What you need to do. Skip any picture you find and retype all the remaining lines exactly.

Data section.
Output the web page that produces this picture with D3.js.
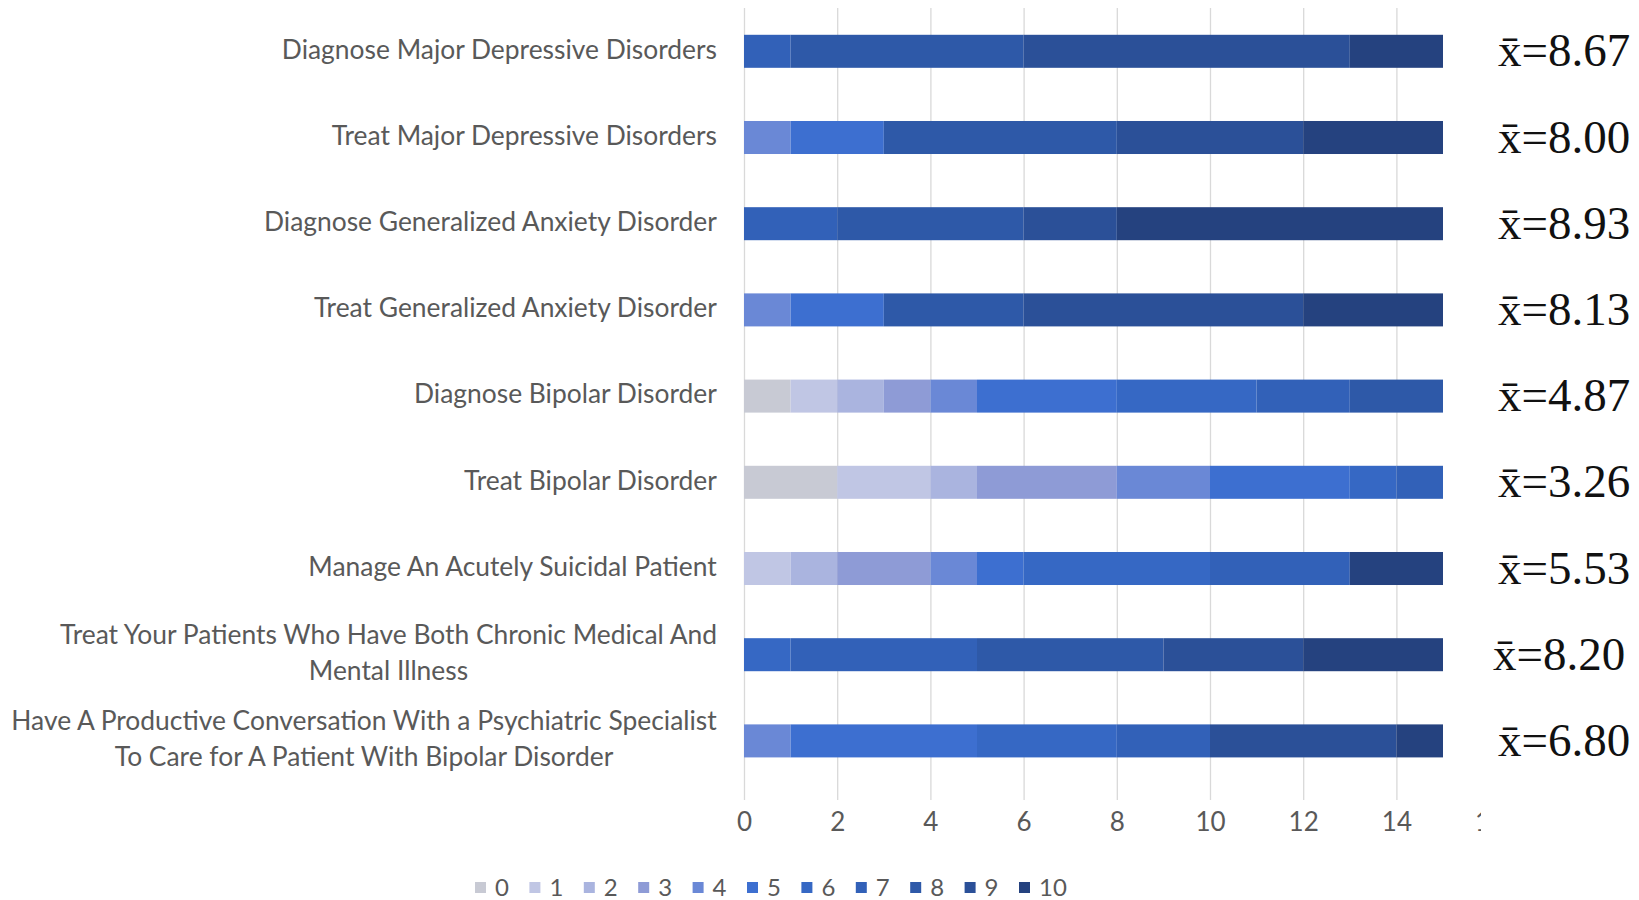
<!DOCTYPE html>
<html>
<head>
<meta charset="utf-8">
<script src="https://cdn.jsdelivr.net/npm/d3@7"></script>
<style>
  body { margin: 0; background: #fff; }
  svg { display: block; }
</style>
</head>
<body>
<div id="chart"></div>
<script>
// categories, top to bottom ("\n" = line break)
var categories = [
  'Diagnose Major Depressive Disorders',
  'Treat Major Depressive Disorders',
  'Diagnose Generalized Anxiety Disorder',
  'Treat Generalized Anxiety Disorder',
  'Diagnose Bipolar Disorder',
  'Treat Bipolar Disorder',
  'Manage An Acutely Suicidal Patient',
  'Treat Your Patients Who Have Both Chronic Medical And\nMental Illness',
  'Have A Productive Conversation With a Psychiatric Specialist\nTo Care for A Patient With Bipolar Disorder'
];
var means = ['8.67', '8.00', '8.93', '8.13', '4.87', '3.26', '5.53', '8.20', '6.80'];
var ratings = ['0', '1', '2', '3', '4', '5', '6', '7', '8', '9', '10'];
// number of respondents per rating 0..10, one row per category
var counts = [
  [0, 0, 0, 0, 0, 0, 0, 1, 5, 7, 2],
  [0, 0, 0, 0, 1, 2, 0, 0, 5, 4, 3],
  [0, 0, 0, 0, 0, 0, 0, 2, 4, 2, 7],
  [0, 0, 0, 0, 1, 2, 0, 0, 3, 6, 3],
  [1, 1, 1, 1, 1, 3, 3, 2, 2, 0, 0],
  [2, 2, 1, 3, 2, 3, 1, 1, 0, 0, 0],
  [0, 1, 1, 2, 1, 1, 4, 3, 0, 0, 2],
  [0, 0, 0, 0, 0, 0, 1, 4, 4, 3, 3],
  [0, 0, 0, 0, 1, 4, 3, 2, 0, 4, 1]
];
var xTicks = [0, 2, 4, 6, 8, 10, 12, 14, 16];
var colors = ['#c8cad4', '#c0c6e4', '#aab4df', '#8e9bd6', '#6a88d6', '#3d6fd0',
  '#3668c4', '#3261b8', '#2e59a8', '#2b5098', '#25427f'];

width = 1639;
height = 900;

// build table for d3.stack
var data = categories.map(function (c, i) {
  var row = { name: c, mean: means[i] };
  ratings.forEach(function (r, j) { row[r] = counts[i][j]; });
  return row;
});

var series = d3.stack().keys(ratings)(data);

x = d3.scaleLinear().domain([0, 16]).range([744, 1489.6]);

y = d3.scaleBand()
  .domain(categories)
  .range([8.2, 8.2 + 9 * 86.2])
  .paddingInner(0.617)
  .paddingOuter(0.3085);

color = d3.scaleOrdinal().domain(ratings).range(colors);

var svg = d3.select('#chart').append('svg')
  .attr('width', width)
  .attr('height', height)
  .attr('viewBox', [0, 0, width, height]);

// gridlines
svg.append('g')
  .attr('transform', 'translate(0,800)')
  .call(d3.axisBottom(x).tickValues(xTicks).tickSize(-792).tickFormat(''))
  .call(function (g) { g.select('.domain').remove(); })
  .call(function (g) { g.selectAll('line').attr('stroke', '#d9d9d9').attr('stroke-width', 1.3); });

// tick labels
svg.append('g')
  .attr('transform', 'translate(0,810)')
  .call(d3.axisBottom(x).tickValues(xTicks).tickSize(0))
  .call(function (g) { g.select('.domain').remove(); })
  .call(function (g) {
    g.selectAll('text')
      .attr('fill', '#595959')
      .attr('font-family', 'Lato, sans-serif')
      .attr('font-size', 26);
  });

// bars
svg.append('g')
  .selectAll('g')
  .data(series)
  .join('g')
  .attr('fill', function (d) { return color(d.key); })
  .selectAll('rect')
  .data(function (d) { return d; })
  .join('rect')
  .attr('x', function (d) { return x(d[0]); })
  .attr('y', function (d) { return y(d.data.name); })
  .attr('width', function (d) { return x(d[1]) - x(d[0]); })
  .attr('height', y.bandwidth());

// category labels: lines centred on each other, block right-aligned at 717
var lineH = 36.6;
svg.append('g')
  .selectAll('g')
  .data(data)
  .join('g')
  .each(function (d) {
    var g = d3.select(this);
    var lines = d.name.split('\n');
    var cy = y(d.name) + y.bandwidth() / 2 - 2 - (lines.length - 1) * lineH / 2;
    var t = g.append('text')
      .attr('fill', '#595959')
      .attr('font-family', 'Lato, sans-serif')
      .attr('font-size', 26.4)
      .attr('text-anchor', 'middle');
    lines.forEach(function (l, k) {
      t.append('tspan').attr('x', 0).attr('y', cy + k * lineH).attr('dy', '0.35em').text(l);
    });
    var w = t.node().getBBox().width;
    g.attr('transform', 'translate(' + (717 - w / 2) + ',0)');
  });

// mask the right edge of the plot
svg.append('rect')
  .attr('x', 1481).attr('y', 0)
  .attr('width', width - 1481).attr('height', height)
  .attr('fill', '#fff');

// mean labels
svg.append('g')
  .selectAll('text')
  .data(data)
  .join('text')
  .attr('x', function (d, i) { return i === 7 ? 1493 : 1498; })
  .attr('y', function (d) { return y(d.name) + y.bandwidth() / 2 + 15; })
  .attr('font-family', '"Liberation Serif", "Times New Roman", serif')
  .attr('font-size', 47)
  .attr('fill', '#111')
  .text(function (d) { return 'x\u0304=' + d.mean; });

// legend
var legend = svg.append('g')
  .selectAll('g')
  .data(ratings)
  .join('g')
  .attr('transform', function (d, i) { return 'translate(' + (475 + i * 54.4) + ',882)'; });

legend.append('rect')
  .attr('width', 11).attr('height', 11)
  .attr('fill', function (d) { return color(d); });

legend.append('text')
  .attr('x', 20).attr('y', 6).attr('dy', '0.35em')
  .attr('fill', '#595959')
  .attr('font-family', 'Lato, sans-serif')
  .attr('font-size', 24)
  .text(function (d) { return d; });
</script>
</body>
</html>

Answer to the problem.
Output the web page that produces this picture with D3.js.
<!DOCTYPE html>
<html>
<head>
<meta charset="utf-8">
<script src="https://cdn.jsdelivr.net/npm/d3@7"></script>
<style>
  body { margin: 0; background: #fff; }
  svg { display: block; }
</style>
</head>
<body>
<div id="chart"></div>
<script>
// categories, top to bottom ("\n" = line break)
var categories = [
  'Diagnose Major Depressive Disorders',
  'Treat Major Depressive Disorders',
  'Diagnose Generalized Anxiety Disorder',
  'Treat Generalized Anxiety Disorder',
  'Diagnose Bipolar Disorder',
  'Treat Bipolar Disorder',
  'Manage An Acutely Suicidal Patient',
  'Treat Your Patients Who Have Both Chronic Medical And\nMental Illness',
  'Have A Productive Conversation With a Psychiatric Specialist\nTo Care for A Patient With Bipolar Disorder'
];
var means = ['8.67', '8.00', '8.93', '8.13', '4.87', '3.26', '5.53', '8.20', '6.80'];
var ratings = ['0', '1', '2', '3', '4', '5', '6', '7', '8', '9', '10'];
// number of respondents per rating 0..10, one row per category
var counts = [
  [0, 0, 0, 0, 0, 0, 0, 1, 5, 7, 2],
  [0, 0, 0, 0, 1, 2, 0, 0, 5, 4, 3],
  [0, 0, 0, 0, 0, 0, 0, 2, 4, 2, 7],
  [0, 0, 0, 0, 1, 2, 0, 0, 3, 6, 3],
  [1, 1, 1, 1, 1, 3, 3, 2, 2, 0, 0],
  [2, 2, 1, 3, 2, 3, 1, 1, 0, 0, 0],
  [0, 1, 1, 2, 1, 1, 4, 3, 0, 0, 2],
  [0, 0, 0, 0, 0, 0, 1, 4, 4, 3, 3],
  [0, 0, 0, 0, 1, 4, 3, 2, 0, 4, 1]
];
var xTicks = [0, 2, 4, 6, 8, 10, 12, 14, 16];
var colors = ['#c8cad4', '#c0c6e4', '#aab4df', '#8e9bd6', '#6a88d6', '#3d6fd0',
  '#3668c4', '#3261b8', '#2e59a8', '#2b5098', '#25427f'];

width = 1639;
height = 900;

// build table for d3.stack
var data = categories.map(function (c, i) {
  var row = { name: c, mean: means[i] };
  ratings.forEach(function (r, j) { row[r] = counts[i][j]; });
  return row;
});

var series = d3.stack().keys(ratings)(data);

x = d3.scaleLinear().domain([0, 16]).range([744, 1489.6]);

y = d3.scaleBand()
  .domain(categories)
  .range([8.2, 8.2 + 9 * 86.2])
  .paddingInner(0.617)
  .paddingOuter(0.3085);

color = d3.scaleOrdinal().domain(ratings).range(colors);

var svg = d3.select('#chart').append('svg')
  .attr('width', width)
  .attr('height', height)
  .attr('viewBox', [0, 0, width, height]);

// gridlines
svg.append('g')
  .attr('transform', 'translate(0,800)')
  .call(d3.axisBottom(x).tickValues(xTicks).tickSize(-792).tickFormat(''))
  .call(function (g) { g.select('.domain').remove(); })
  .call(function (g) { g.selectAll('line').attr('stroke', '#d9d9d9').attr('stroke-width', 1.3); });

// tick labels
svg.append('g')
  .attr('transform', 'translate(0,810)')
  .call(d3.axisBottom(x).tickValues(xTicks).tickSize(0))
  .call(function (g) { g.select('.domain').remove(); })
  .call(function (g) {
    g.selectAll('text')
      .attr('fill', '#595959')
      .attr('font-family', 'Lato, sans-serif')
      .attr('font-size', 26);
  });

// bars
svg.append('g')
  .selectAll('g')
  .data(series)
  .join('g')
  .attr('fill', function (d) { return color(d.key); })
  .selectAll('rect')
  .data(function (d) { return d; })
  .join('rect')
  .attr('x', function (d) { return x(d[0]); })
  .attr('y', function (d) { return y(d.data.name); })
  .attr('width', function (d) { return x(d[1]) - x(d[0]); })
  .attr('height', y.bandwidth());

// category labels: lines centred on each other, block right-aligned at 717
var lineH = 36.6;
svg.append('g')
  .selectAll('g')
  .data(data)
  .join('g')
  .each(function (d) {
    var g = d3.select(this);
    var lines = d.name.split('\n');
    var cy = y(d.name) + y.bandwidth() / 2 - 2 - (lines.length - 1) * lineH / 2;
    var t = g.append('text')
      .attr('fill', '#595959')
      .attr('font-family', 'Lato, sans-serif')
      .attr('font-size', 26.4)
      .attr('text-anchor', 'middle');
    lines.forEach(function (l, k) {
      t.append('tspan').attr('x', 0).attr('y', cy + k * lineH).attr('dy', '0.35em').text(l);
    });
    var w = t.node().getBBox().width;
    g.attr('transform', 'translate(' + (717 - w / 2) + ',0)');
  });

// mask the right edge of the plot
svg.append('rect')
  .attr('x', 1481).attr('y', 0)
  .attr('width', width - 1481).attr('height', height)
  .attr('fill', '#fff');

// mean labels
svg.append('g')
  .selectAll('text')
  .data(data)
  .join('text')
  .attr('x', function (d, i) { return i === 7 ? 1493 : 1498; })
  .attr('y', function (d) { return y(d.name) + y.bandwidth() / 2 + 15; })
  .attr('font-family', '"Liberation Serif", "Times New Roman", serif')
  .attr('font-size', 47)
  .attr('fill', '#111')
  .text(function (d) { return 'x\u0304=' + d.mean; });

// legend
var legend = svg.append('g')
  .selectAll('g')
  .data(ratings)
  .join('g')
  .attr('transform', function (d, i) { return 'translate(' + (475 + i * 54.4) + ',882)'; });

legend.append('rect')
  .attr('width', 11).attr('height', 11)
  .attr('fill', function (d) { return color(d); });

legend.append('text')
  .attr('x', 20).attr('y', 6).attr('dy', '0.35em')
  .attr('fill', '#595959')
  .attr('font-family', 'Lato, sans-serif')
  .attr('font-size', 24)
  .text(function (d) { return d; });
</script>
</body>
</html>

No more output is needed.